Speaking at the 2015 IPA National Congress on the Gold Coast, Grant Thornton partner and national head of indirect tax Tony Windle noted that many 'tinkers' have been made to the current GST in an attempt to maintain relevance.
Mr Windle made particular reference to the 'Netflix tax', which is a tax imposed on companies based overseas that are providing digital products and services in an attempt to keep up with the times without changing the tax rate itself.
"What this tax is doing is trying to expand the taxing rights of the GST," Mr Windle said.
Mr Windle added that there is still much confusion in political and economic circles as to whether a base expansion or a rate rise constitutes the ideal solution.
"Which lever do we actually pull here?" he asked.
In addition to a split consensus on the ideal solution, Mr Windle noted that Australia has almost been designed to fail in regards to GST reform.
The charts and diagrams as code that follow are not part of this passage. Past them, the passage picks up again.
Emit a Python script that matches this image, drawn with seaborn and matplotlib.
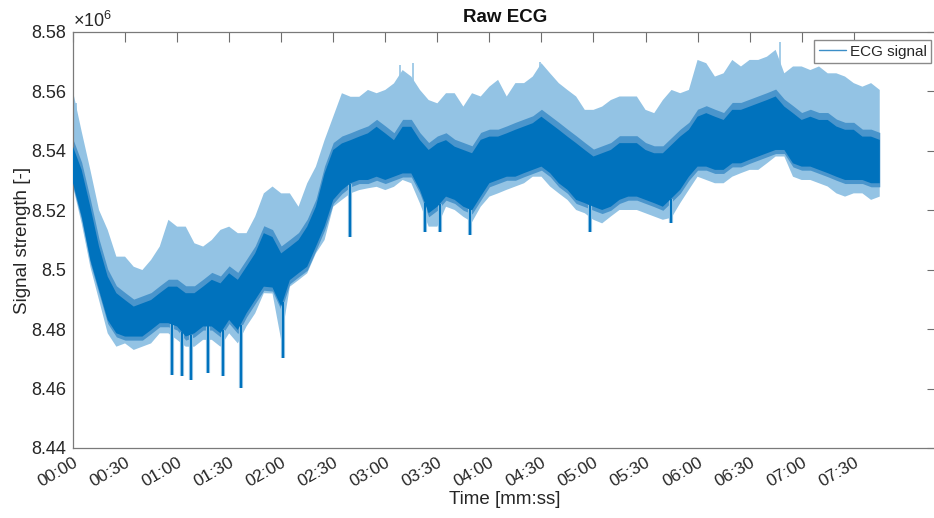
import numpy as np
import pandas as pd
import matplotlib
matplotlib.use("Agg")
import matplotlib.pyplot as plt
from matplotlib.lines import Line2D
import seaborn as sns

# ---------------- data (signal strength in units of 1e6) ----------------
time_s = list(range(0, 470, 5))  # seconds, sampled envelope of the ECG trace

peak = [8.5600, 8.5465, 8.5336, 8.5201, 8.5134, 8.5044, 8.5044, 8.5010, 8.4999, 8.5033,
        8.5078, 8.5168, 8.5145, 8.5145, 8.5089, 8.5078, 8.5100, 8.5134, 8.5145, 8.5123,
        8.5123, 8.5179, 8.5257, 8.5280, 8.5257, 8.5257, 8.5212, 8.5291, 8.5347, 8.5436,
        8.5515, 8.5594, 8.5582, 8.5582, 8.5605, 8.5594, 8.5605, 8.5627, 8.5672, 8.5650,
        8.5605, 8.5571, 8.5560, 8.5594, 8.5594, 8.5549, 8.5594, 8.5583, 8.5616, 8.5639,
        8.5583, 8.5628, 8.5628, 8.5650, 8.5695, 8.5661, 8.5628, 8.5605, 8.5583, 8.5538,
        8.5538, 8.5549, 8.5571, 8.5583, 8.5583, 8.5583, 8.5538, 8.5527, 8.5571, 8.5605,
        8.5594, 8.5605, 8.5706, 8.5695, 8.5650, 8.5661, 8.5706, 8.5684, 8.5706, 8.5706,
        8.5717, 8.5740, 8.5661, 8.5684, 8.5684, 8.5672, 8.5684, 8.5661, 8.5661, 8.5650,
        8.5628, 8.5616, 8.5628, 8.5605]

core_hi = [8.5414, 8.5336, 8.5212, 8.5078, 8.4977, 8.4921, 8.4898, 8.4876, 8.4887, 8.4898,
           8.4921, 8.4943, 8.4943, 8.4921, 8.4921, 8.4943, 8.4966, 8.4954, 8.4988, 8.4966,
           8.5010, 8.5055, 8.5123, 8.5110, 8.5055, 8.5077, 8.5100, 8.5145, 8.5212, 8.5324,
           8.5403, 8.5425, 8.5436, 8.5448, 8.5459, 8.5481, 8.5459, 8.5436, 8.5481, 8.5481,
           8.5436, 8.5403, 8.5425, 8.5436, 8.5414, 8.5403, 8.5392, 8.5437, 8.5448, 8.5448,
           8.5459, 8.5471, 8.5482, 8.5493, 8.5515, 8.5493, 8.5471, 8.5448, 8.5426, 8.5403,
           8.5381, 8.5392, 8.5403, 8.5426, 8.5426, 8.5426, 8.5403, 8.5392, 8.5392, 8.5420,
           8.5448, 8.5471, 8.5515, 8.5527, 8.5515, 8.5504, 8.5538, 8.5538, 8.5549, 8.5560,
           8.5571, 8.5583, 8.5549, 8.5527, 8.5504, 8.5515, 8.5504, 8.5504, 8.5482, 8.5471,
           8.5471, 8.5448, 8.5448, 8.5437]

core_lo = [8.5291, 8.5179, 8.5033, 8.4932, 8.4831, 8.4786, 8.4775, 8.4775, 8.4775, 8.4797,
           8.4820, 8.4820, 8.4809, 8.4775, 8.4786, 8.4809, 8.4809, 8.4786, 8.4831, 8.4797,
           8.4853, 8.4898, 8.4943, 8.4940, 8.4876, 8.4965, 8.4988, 8.5010, 8.5077, 8.5145,
           8.5235, 8.5268, 8.5291, 8.5302, 8.5302, 8.5313, 8.5302, 8.5313, 8.5324, 8.5324,
           8.5268, 8.5190, 8.5212, 8.5246, 8.5235, 8.5212, 8.5200, 8.5246, 8.5291, 8.5302,
           8.5313, 8.5313, 8.5325, 8.5336, 8.5347, 8.5325, 8.5291, 8.5269, 8.5235, 8.5224,
           8.5212, 8.5201, 8.5212, 8.5235, 8.5246, 8.5246, 8.5235, 8.5224, 8.5212, 8.5240,
           8.5269, 8.5313, 8.5347, 8.5347, 8.5336, 8.5336, 8.5358, 8.5358, 8.5370, 8.5381,
           8.5392, 8.5403, 8.5403, 8.5358, 8.5347, 8.5347, 8.5336, 8.5325, 8.5313, 8.5302,
           8.5302, 8.5302, 8.5291, 8.5291]

low = [8.5280, 8.5156, 8.5010, 8.4898, 8.4786, 8.4741, 8.4752, 8.4730, 8.4741, 8.4752,
       8.4786, 8.4786, 8.4764, 8.4741, 8.4741, 8.4764, 8.4764, 8.4741, 8.4786, 8.4752,
       8.4809, 8.4853, 8.4921, 8.4920, 8.4763, 8.4943, 8.4965, 8.4988, 8.5055, 8.5100,
       8.5212, 8.5235, 8.5257, 8.5268, 8.5274, 8.5279, 8.5268, 8.5279, 8.5302, 8.5291,
       8.5223, 8.5145, 8.5145, 8.5212, 8.5201, 8.5178, 8.5160, 8.5212, 8.5246, 8.5257,
       8.5269, 8.5280, 8.5291, 8.5313, 8.5313, 8.5280, 8.5257, 8.5235, 8.5201, 8.5190,
       8.5168, 8.5156, 8.5179, 8.5201, 8.5201, 8.5201, 8.5190, 8.5179, 8.5168, 8.5175,
       8.5224, 8.5269, 8.5313, 8.5302, 8.5291, 8.5291, 8.5313, 8.5325, 8.5336, 8.5336,
       8.5358, 8.5381, 8.5381, 8.5313, 8.5302, 8.5302, 8.5291, 8.5280, 8.5257, 8.5246,
       8.5257, 8.5257, 8.5235, 8.5246]

# isolated sharp downward excursions (time s, value)
dip_t = [56.8, 62.6, 68.0, 78.0, 86.2, 96.6, 120.8, 159.6, 202.8, 211.4, 228.7, 298.2, 344.9]
dip_v = [8.4645, 8.4641, 8.4630, 8.4652, 8.4641, 8.4602, 8.4703, 8.5111, 8.5128, 8.5128,
         8.5117, 8.5128, 8.5156]

# tallest R-peaks (time s, value)
spike_t = [2.0, 188.4, 196.1, 269.4, 407.3]
spike_v = [8.5560, 8.5689, 8.5694, 8.5700, 8.5768]

x_ticks = list(range(0, 451, 30))
x_tick_labels = ["00:00", "00:30", "01:00", "01:30", "02:00", "02:30", "03:00", "03:30",
                 "04:00", "04:30", "05:00", "05:30", "06:00", "06:30", "07:00", "07:30"]
y_ticks = [8.44, 8.46, 8.48, 8.50, 8.52, 8.54, 8.56, 8.58]
y_tick_labels = ["8.44", "8.46", "8.48", "8.5", "8.52", "8.54", "8.56", "8.58"]

# ---------------- styling ----------------
sns.set_style("white")
plt.rcParams["font.family"] = ["Liberation Sans", "DejaVu Sans"]
plt.rcParams["mathtext.fontset"] = "custom"
plt.rcParams["mathtext.rm"] = "Liberation Sans"

DARK = "#0072BD"
MID = "#4a95cc"
LIGHT = "#93c3e4"

W, H = 934, 518
fig = plt.figure(figsize=(W / 100, H / 100), dpi=100)
ax = fig.add_axes([73 / W, 1 - 448 / H, (937 - 73) / W, (448 - 32) / H])

full = pd.DataFrame({"t": time_s * 2, "v": low + peak})
core = pd.DataFrame({"t": time_s * 2, "v": core_lo + core_hi})

sns.lineplot(data=full, x="t", y="v", ax=ax, color=LIGHT, linewidth=0,
             errorbar=("pi", 100), err_kws={"alpha": 1.0, "edgecolor": "none"})
ax.vlines(spike_t, np.interp(spike_t, time_s, core_hi), spike_v, color=LIGHT, lw=1.2, zorder=2)
# soft fringe around the dense core
ax.fill_between(time_s, np.array(core_lo) - 0.0012, np.array(core_hi) + 0.0025,
                color=MID, lw=0, zorder=2.5)
sns.lineplot(data=core, x="t", y="v", ax=ax, color=DARK, linewidth=0,
             errorbar=("pi", 100), err_kws={"alpha": 1.0, "edgecolor": "none", "zorder": 3})
ax.vlines(dip_t, np.interp(dip_t, time_s, core_lo), dip_v, color=LIGHT, lw=3.0, zorder=2.8)
ax.vlines(dip_t, np.interp(dip_t, time_s, core_lo), dip_v, color=DARK, lw=1.5, zorder=3)

ax.set_xlim(0, 498)
ax.set_ylim(8.44, 8.58)
ax.set_xticks(x_ticks)
ax.set_xticklabels(x_tick_labels, rotation=30, ha="right", rotation_mode="anchor", fontsize=12.5)
ax.set_yticks(y_ticks)
ax.set_yticklabels(y_tick_labels, fontsize=13)
ax.tick_params(direction="in", length=7, width=0.8, color="#6e6e6e",
               top=True, right=True, labelcolor="#262626", pad=5)
for s in ax.spines.values():
    s.set_color("#7a7a7a")
    s.set_linewidth(0.9)
    s.set_visible(True)

ax.set_title("Raw ECG", fontsize=13.5, fontweight="bold", color="#111111", pad=7)
ax.set_xlabel("Time [mm:ss]", fontsize=13.5, color="#262626", labelpad=1)
ax.set_ylabel("Signal strength [-]", fontsize=13.5, color="#262626", labelpad=0)
ax.text(0.0, 1.003, r"$\times10^{6}$", transform=ax.transAxes, fontsize=13,
        color="#262626", ha="left", va="bottom")

handle = Line2D([0], [0], color="#3b8ec7", lw=1.0)
ax.legend([handle], ["ECG signal"], loc="upper right",
          bbox_to_anchor=(931 / W, 1 - 40 / H), bbox_transform=fig.transFigure,
          frameon=True, fancybox=False, framealpha=1, edgecolor="#8a8a8a",
          fontsize=11, handlelength=1.8, handletextpad=0.2, borderpad=0.3,
          borderaxespad=0)

fig.savefig("out.png", dpi=100)
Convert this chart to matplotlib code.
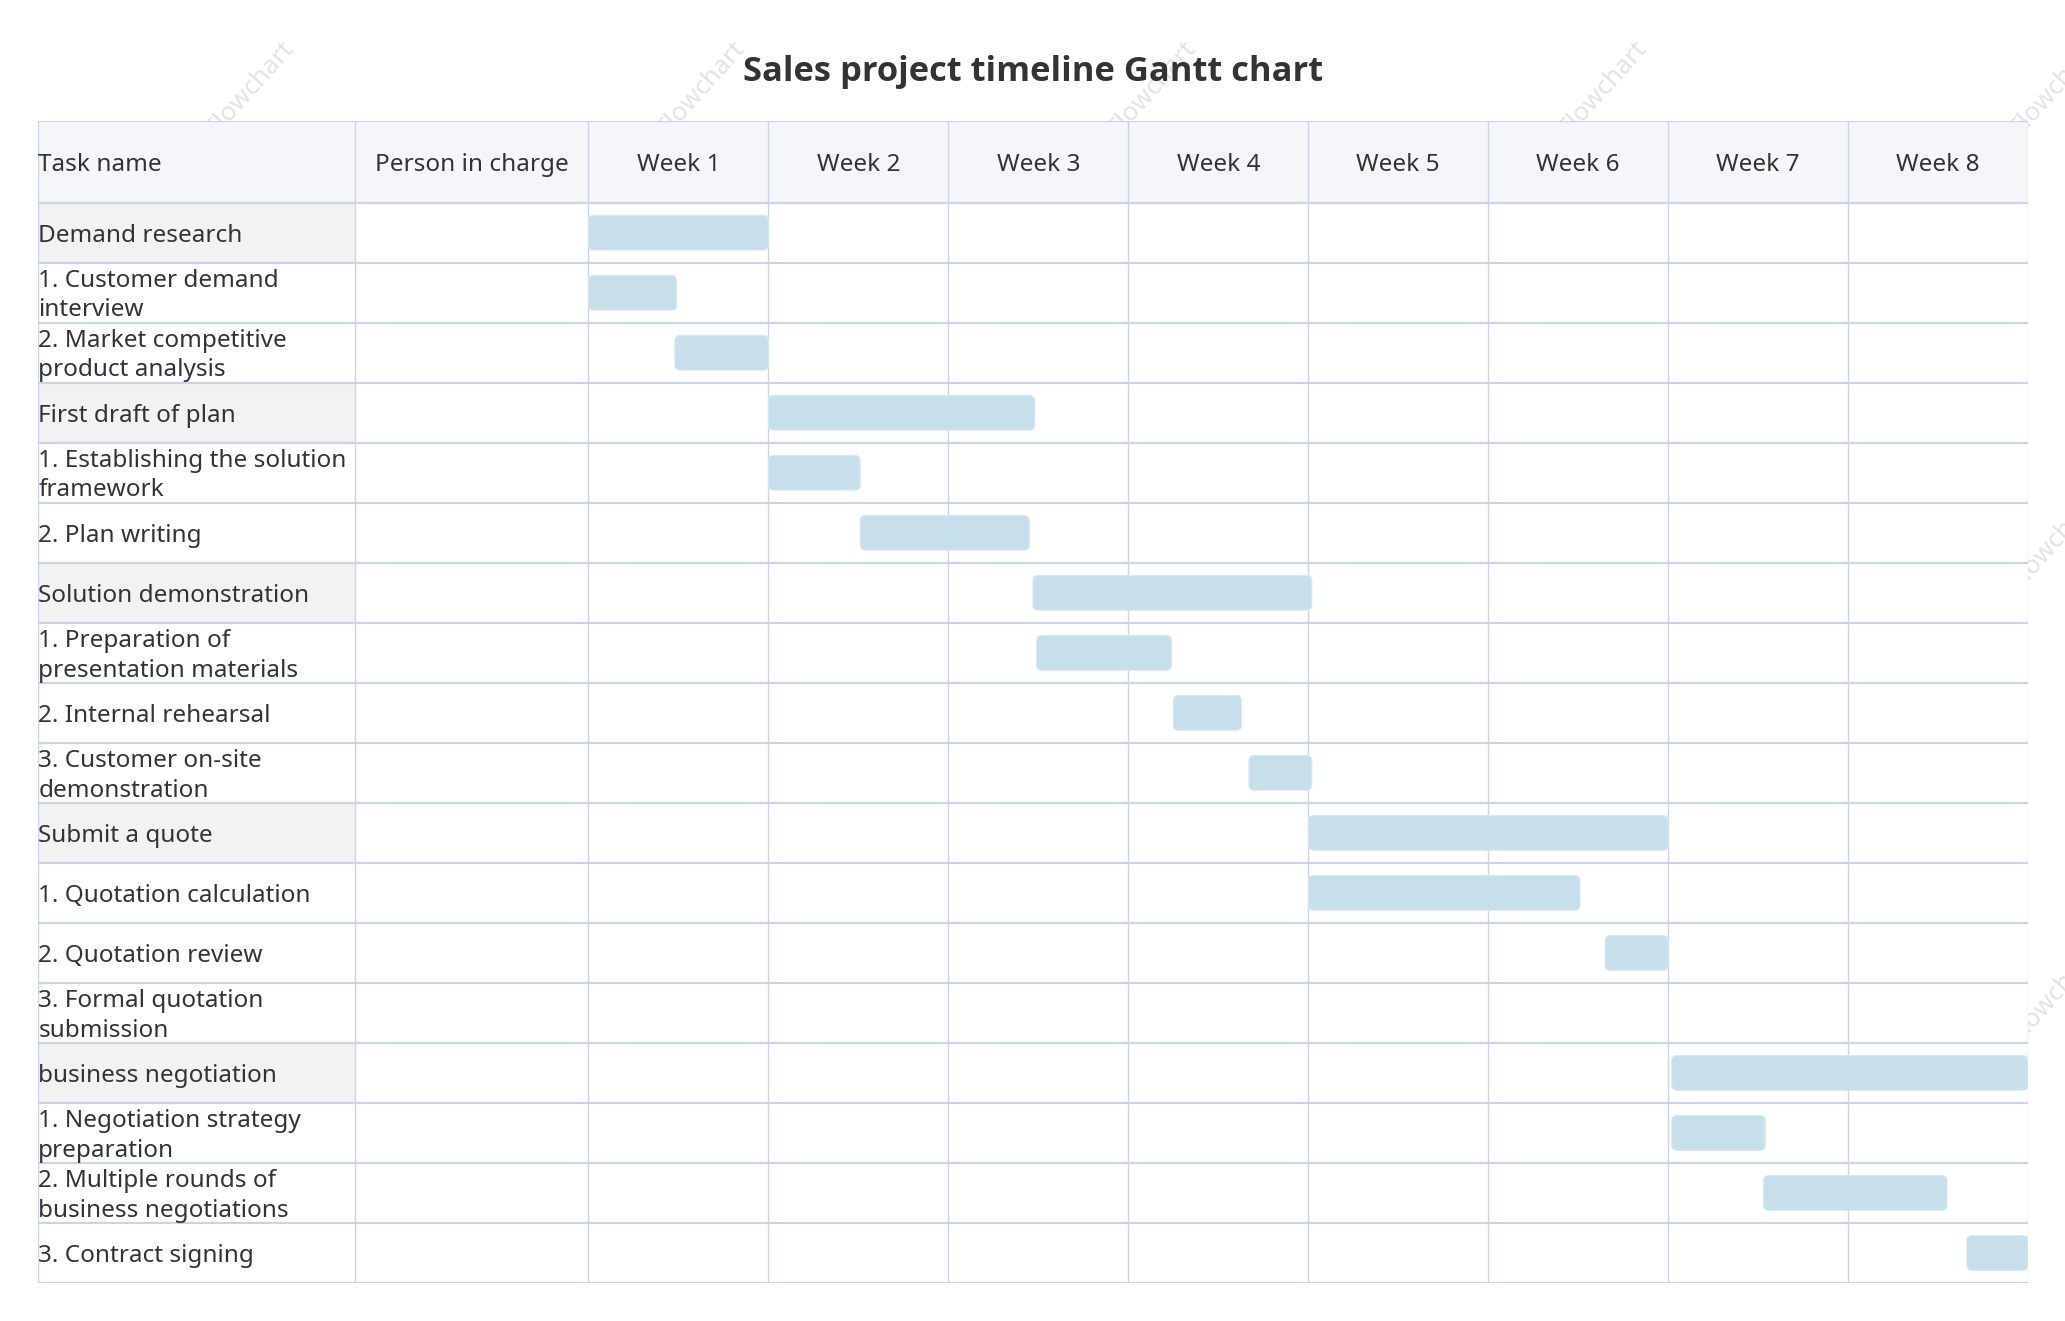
import numpy as np
import matplotlib.pyplot as plt
from matplotlib.patches import Rectangle, FancyBboxPatch

plt.rcParams['font.family'] = ['Noto Sans', 'DejaVu Sans']

#-chart data
title = "Sales project timeline Gantt chart"
header = ["Task name", "Person in charge"]
weeks = ["Week 1", "Week 2", "Week 3", "Week 4", "Week 5", "Week 6", "Week 7", "Week 8"]

tasks = [
    "Demand research",
    "1. Customer demand\ninterview",
    "2. Market competitive\nproduct analysis",
    "First draft of plan",
    "1. Establishing the solution\nframework",
    "2. Plan writing",
    "Solution demonstration",
    "1. Preparation of\npresentation materials",
    "2. Internal rehearsal",
    "3. Customer on-site\ndemonstration",
    "Submit a quote",
    "1. Quotation calculation",
    "2. Quotation review",
    "3. Formal quotation\nsubmission",
    "business negotiation",
    "1. Negotiation strategy\npreparation",
    "2. Multiple rounds of\nbusiness negotiations",
    "3. Contract signing",
]
is_group = [1, 0, 0, 1, 0, 0, 1, 0, 0, 0, 1, 0, 0, 0, 1, 0, 0, 0]

#-start / end in weeks (nan = no bar)
start = [0.0, 0.0, 0.48, 1.0, 1.0, 1.51, 2.47, 2.49, 3.25, 3.67, 4.0, 4.0, 5.65, np.nan, 6.02, 6.02, 6.53, 7.66]
end   = [1.0, 0.49, 1.0, 2.48, 1.51, 2.45, 4.02, 3.24, 3.63, 4.02, 6.0, 5.51, 6.0, np.nan, 8.0, 6.54, 7.55, 8.0]

#-colours
line_c = "#cdd3e6"
head_bg = "#f5f6fa"
group_bg = "#f2f2f2"
bar_c = "#c6dfea"
txt_c = "#333333"

W, H = 2065, 1321
fig = plt.figure(figsize=(W/100, H/100), dpi=100)

#-table geometry (pixels -> axes units: 1 week in x, 1 row in y)
tab_l, tab_r, tab_t, tab_b = 38, 2028, 121, 1283
week_px = (tab_r - 588.5)/len(weeks)
task_w = (355 - tab_l)/week_px
person_w = (588.5 - 355)/week_px
nrow = len(tasks)
row_px = (tab_b - 202.7)/nrow
head_h = (202.7 - tab_t)/row_px

ax = fig.add_axes([tab_l/W, 1 - tab_b/H, (tab_r - tab_l)/W, (tab_b - tab_t)/H])
x0 = -(task_w + person_w)
ax.set_xlim(x0, len(weeks))
ax.set_ylim(nrow, -head_h)
ax.axis("off")

#-watermarks (under the table)
for k in range(5):
    for j in range(3):
        fig.text((250 + 451*k)/W, 1 - (88 + 453*j)/H, "Flowchart", rotation=48,
                 ha="center", va="center", fontsize=18.5, color="#e3e3e3", zorder=-5)

#-cell backgrounds
ax.add_patch(Rectangle((x0, 0), len(weeks) - x0, nrow, fc="white", ec="none", zorder=0))
ax.add_patch(Rectangle((x0, -head_h), len(weeks) - x0, head_h, fc=head_bg, ec="none", zorder=0))
for i, g in enumerate(is_group):
    if g:
        ax.add_patch(Rectangle((x0, i), task_w, 1, fc=group_bg, ec="none", zorder=0.5))

#-grid lines
for xv in [x0, -person_w] + list(range(len(weeks) + 1)):
    ax.plot([xv, xv], [-head_h, nrow], color=line_c, lw=1.0, zorder=1, solid_capstyle="butt")
for yv in [-head_h] + list(range(nrow + 1)):
    ax.plot([x0, len(weeks)], [yv, yv], color=line_c, lw=1.6, zorder=1, solid_capstyle="butt")

#-header text
fs = 17.5
dy = 0.05
ax.text(x0 + 0.002, -head_h/2 + dy, header[0], ha="left", va="center", fontsize=fs, color=txt_c)
ax.text(-person_w/2, -head_h/2 + dy, header[1], ha="center", va="center", fontsize=fs, color=txt_c)
for k, wk in enumerate(weeks):
    ax.text(k + 0.5, -head_h/2 + dy, wk, ha="center", va="center", fontsize=fs, color=txt_c)

#-task names
for i, t in enumerate(tasks):
    ax.text(x0 + 0.002, i + 0.5 + dy, t, ha="left", va="center", fontsize=fs,
            color=txt_c, linespacing=1.3, zorder=3)

#-bars
bar_h = 0.58
for i, (s, e) in enumerate(zip(start, end)):
    if np.isnan(s):
        continue
    ax.add_patch(FancyBboxPatch((s, i + 0.5 - bar_h/2), e - s, bar_h,
                                boxstyle="round,pad=0,rounding_size=0.03",
                                mutation_aspect=week_px/row_px,
                                fc=bar_c, ec="#d9e9f0", lw=0.8, zorder=2))

fig.text(((tab_l + tab_r)/2)/W, 1 - 72/H, title, ha="center", va="center",
         fontsize=24.8, fontweight="bold", color=txt_c,
         family=["Open Sans", "Roboto", "DejaVu Sans"])

fig.savefig("out.png", dpi=100, facecolor="white")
"Ultimately the landscape that we operate within Australia is almost designed to fail around GST reform itself. For the states to have their own mantra and their own motivations as to what they want to do, that's going to be difficult."
According to Mr Windle, the majority of the tax debate that has taken place has ignored the concept of input taxation, which sits firmly in the middle of base and rate raising.
Mr Windle concluded by stating that simply shifting education and health from GST-free status to taxable would not immediately solve the problems for taxpayers and the system as a whole, and that any reform should span further than the GST in isolation.